By helping companies and individuals getting things done effectively by enjoying what they do and using their uniqueness Annika has:
- Trained and coached leaders who have in turn won prestigious awards, been promoted and have done their work even better with less effort and more fun.
- Provided workshops that helped teams improve their ways of working and their ways of being with each other.
- Provided keynote speeches and inspirational seminars at conferences like Passion for Projects and the launch of Budbee in the Netherlands as well as seminars at many other companies.
- Helped a start-up streamline their software development and improve the internal communications so much that a key senior developer who had at times been frustrated and ready to leave said: “If it hadn’t been for Annika, I would have left long ago.”
- Helped several small business owners work more effectively and peacefully.
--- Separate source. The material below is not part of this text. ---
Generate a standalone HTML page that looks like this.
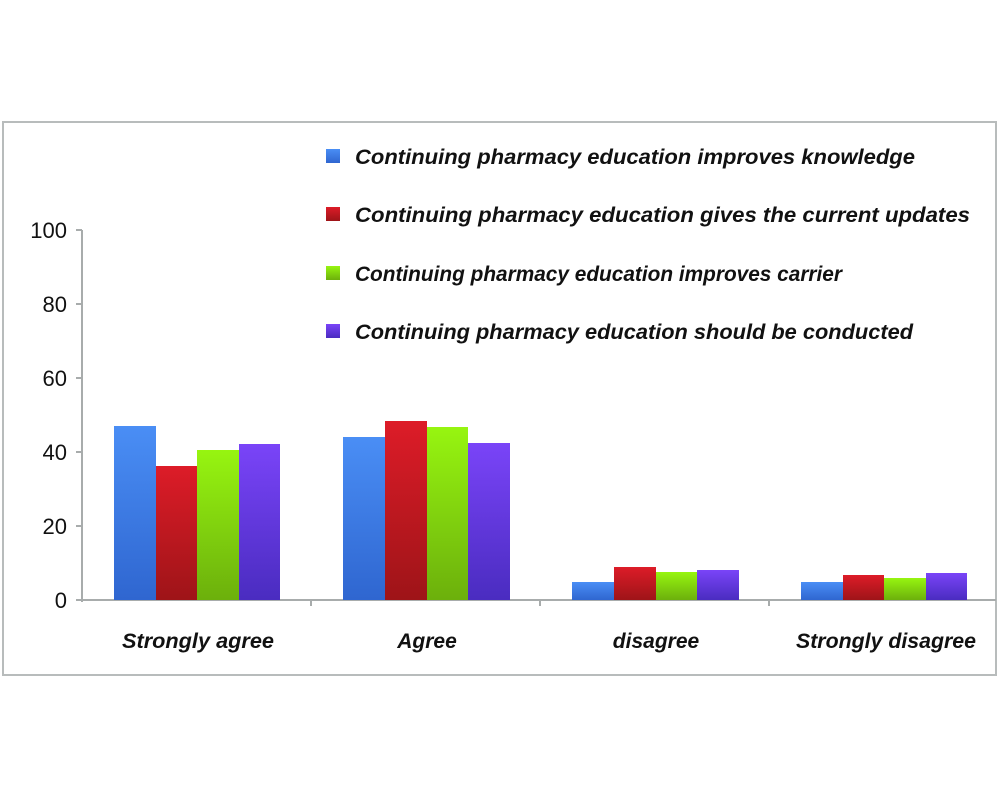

One of these companies even got out of debt.
- Lead teams in endeavours that resulted in Ericsson being world first (or among the world first depending on how you define it) in 3G, 4G and 5G. Her time at Ericsson was long and interesting and included task force missions where solutions were needed yesterday, including going off with a team from Sweden to Spain with a one-way ticket: “Don’t come back until the problem is solved”. Annika and her team came back within a week. This time also included leading a large program with 300 developers developing the next version of a marketing leading product and she also worked with smaller teams to bring out innovative new products and technology in record time. “When Annika leads a project, everything just works out.” “You are the best program manager we have ever had. Hands-down.” “I normally don’t like working with agile. It always gets messy. But somehow, Annika makes it work.”
- Lead her project team to the successful delivery of a diagnostic tool for Volvo Car Company – originally meant for R&D but extended to Aftersales and Production putting this project on the critical line for start of production of the new car model. Annika managed this challenge, the biggest in her career until then, partly thanks to what her boss called: “an uncanny ability to always intuitively know what to focus on, what to prioritise”, partly thanks to what a project member said: “You run through mountains to get your project done.” (He also added that maybe she could consider running around mountains instead in the future…)
- Lead her team at NUON (which was later bought by Vattenfall) to create and deliver a software and hardware demo in time for a fair in New York – even though the company hadn’t done anything of that kind before. Afterwards, the manager told her: “I can’t believe you managed. I never thought we would pull it off.”